Home seller and buyer laws
When you buy a home, you want to know exactly what you’re getting, including the good, the bad and the ugly. Kentucky requires home sellers to complete a Seller’s Disclosure of Property Condition, which outlines every aspect of the property and whether there are any problems present. In addition to the property condition, the seller must also disclose whether there has been radon gas testing or past infestations, and if there is any pending legal action against the property.
Once you’re ready to close, you’ll find that Kentucky does not technically require an attorney to be present. Many closing transactions are completed by title agencies. That said, Kentucky does have strict laws prohibiting non-lawyers from practicing law, so non-attorneys are not supposed to answer legal questions during closing transactions. Non-attorney closings should be “point and sign” transactions. To cover your bases and ensure your questions are answered, you may want to have a real estate attorney represent you at closing, even though it is not technically required.

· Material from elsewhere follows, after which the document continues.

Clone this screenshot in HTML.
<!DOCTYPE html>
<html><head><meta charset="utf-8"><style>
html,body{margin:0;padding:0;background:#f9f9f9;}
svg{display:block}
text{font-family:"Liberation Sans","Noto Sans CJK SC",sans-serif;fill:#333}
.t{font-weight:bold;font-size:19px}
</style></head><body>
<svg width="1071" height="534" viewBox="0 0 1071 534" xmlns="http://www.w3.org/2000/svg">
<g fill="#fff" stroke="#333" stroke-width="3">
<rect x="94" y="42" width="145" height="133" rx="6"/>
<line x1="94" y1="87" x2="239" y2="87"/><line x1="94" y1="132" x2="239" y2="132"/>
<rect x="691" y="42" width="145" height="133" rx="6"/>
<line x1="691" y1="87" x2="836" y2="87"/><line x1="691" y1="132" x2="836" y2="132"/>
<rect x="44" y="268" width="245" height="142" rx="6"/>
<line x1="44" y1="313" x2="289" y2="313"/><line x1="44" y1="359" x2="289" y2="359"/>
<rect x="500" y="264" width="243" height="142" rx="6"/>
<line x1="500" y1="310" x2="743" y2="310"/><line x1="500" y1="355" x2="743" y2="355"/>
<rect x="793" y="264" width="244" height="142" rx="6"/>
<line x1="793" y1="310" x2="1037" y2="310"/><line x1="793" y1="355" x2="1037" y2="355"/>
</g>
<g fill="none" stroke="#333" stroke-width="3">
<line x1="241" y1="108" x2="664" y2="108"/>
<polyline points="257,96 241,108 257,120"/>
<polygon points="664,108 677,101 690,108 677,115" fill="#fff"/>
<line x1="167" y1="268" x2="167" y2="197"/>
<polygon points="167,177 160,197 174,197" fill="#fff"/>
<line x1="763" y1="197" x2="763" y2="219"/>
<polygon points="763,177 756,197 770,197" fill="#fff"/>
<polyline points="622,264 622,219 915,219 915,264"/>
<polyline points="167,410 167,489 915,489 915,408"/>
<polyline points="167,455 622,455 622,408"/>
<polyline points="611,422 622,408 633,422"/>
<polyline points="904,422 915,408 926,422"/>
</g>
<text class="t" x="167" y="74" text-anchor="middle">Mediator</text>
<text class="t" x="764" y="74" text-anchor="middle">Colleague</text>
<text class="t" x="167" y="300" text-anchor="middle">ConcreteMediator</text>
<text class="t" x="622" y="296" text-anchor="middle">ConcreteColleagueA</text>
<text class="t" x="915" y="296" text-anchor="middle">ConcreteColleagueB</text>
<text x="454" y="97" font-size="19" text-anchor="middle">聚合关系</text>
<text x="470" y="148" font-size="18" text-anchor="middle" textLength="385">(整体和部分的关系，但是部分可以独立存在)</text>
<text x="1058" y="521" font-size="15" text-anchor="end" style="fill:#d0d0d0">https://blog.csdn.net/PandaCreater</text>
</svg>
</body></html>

Kentucky is a judicial foreclosure state, which means that lenders need to go through circuit court to foreclose on a home. This process is lengthy, but it does give homeowners time to work out a solution with lenders rather than lose their home.

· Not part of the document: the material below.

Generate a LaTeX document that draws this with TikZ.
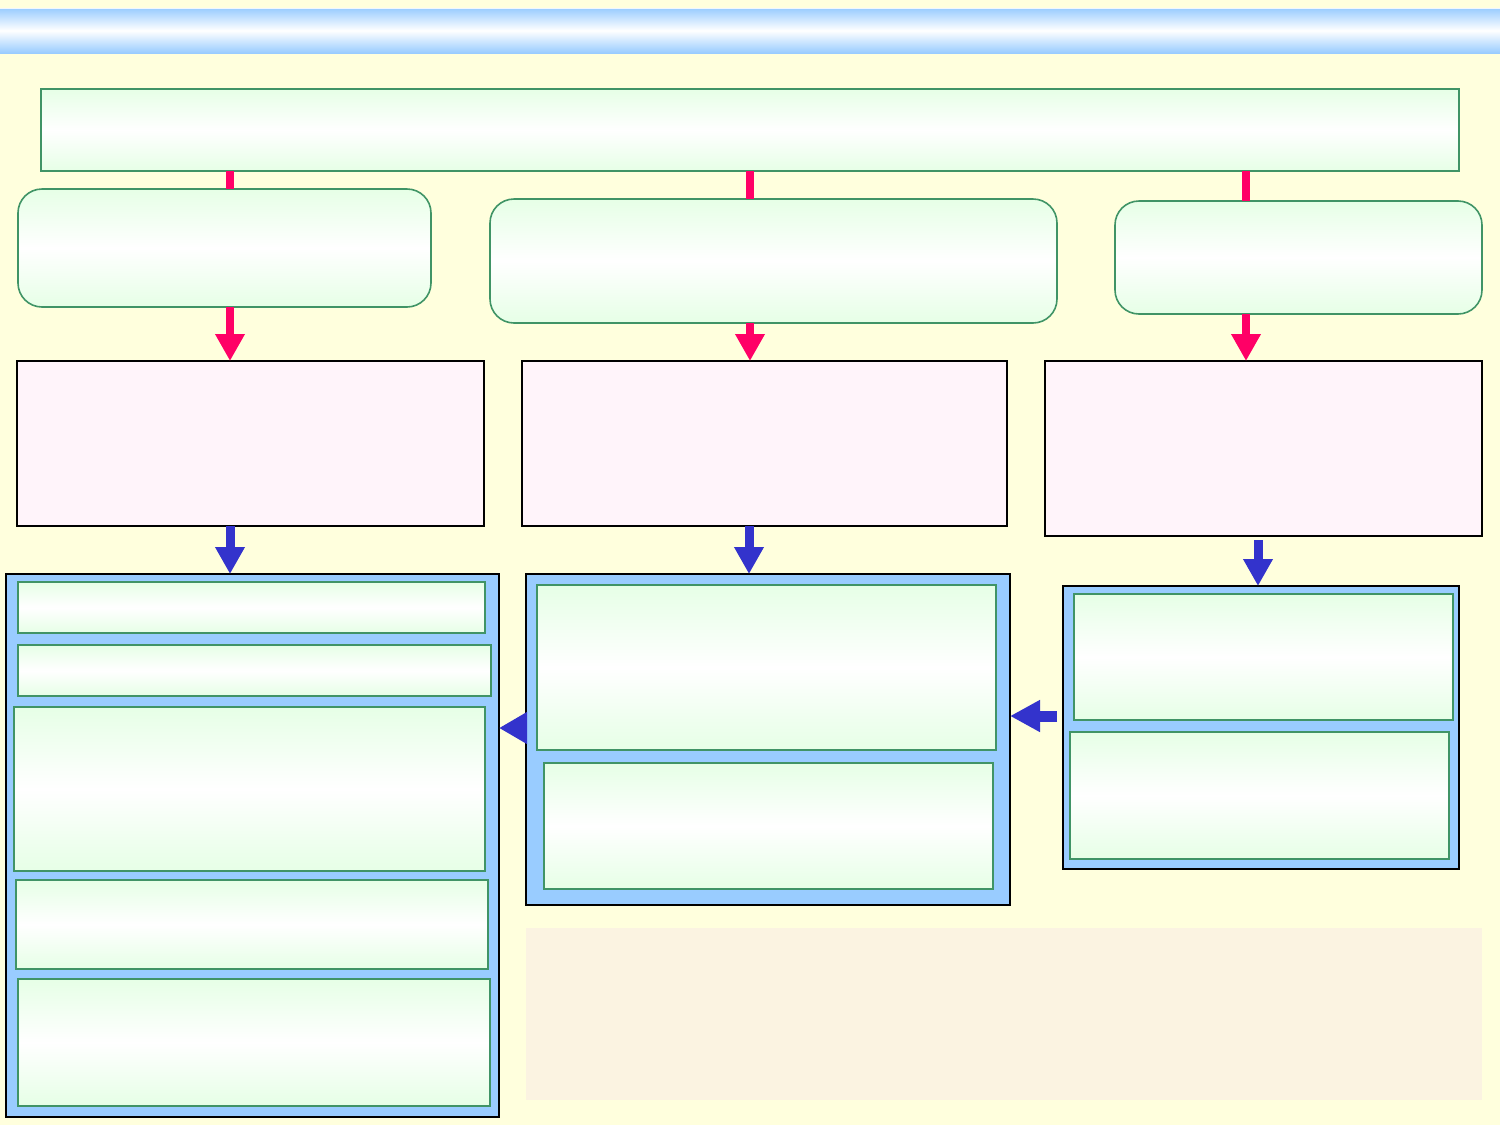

Kentucky is also an equitable distribution state, which means that any property purchased during a marriage will be divided equitably between the parties in the event of a divorce. This doesn’t necessarily mean property will be divided 50/50, though. The court will decide who gets marital property based on factors such as each spouse’s financial situation, how much each spouse contributed to the property and who will be living in the marital home.
In Kentucky, the seller typically pays the real estate transfer tax. The tax rate is $0.50 per $500 of value for the home, and the funds collected are kept by the county. There are exceptions to the transfer tax, such as when property is transferred between a parent and child or a grandparent and grandchild.
Kentucky has some of the lowest property taxes in the country. In fact, only seven states have a lower median property tax. The median Kentucky property tax is $843 per year. The county with the lowest property taxes is Wolfe County, which collects an average of $293 in property taxes per year. The highest property taxes are found in Oldham County, at an average of $2,244.
Even with its low property tax rate, Kentucky does offer some property tax exemptions. Property owners who are 100% disabled and those who are 65 or older may receive an exemption. The exemption doesn’t eliminate your property tax bill, but it does reduce the value of your property by $39,300, which lowers your overall property tax bill.
Conforming loan limits
For 2019, the conforming loan limit across Kentucky is $484,350. Although allowances are made for high-cost areas, all counties in Kentucky adhere to this limit.
A conforming loan is a loan that meets the criteria set by the two largest loan buyers, Fannie Mae and Freddie Mac, both of which are government-supported enterprises. Each year, the limit set on conforming loans is based on the average change in home price every year.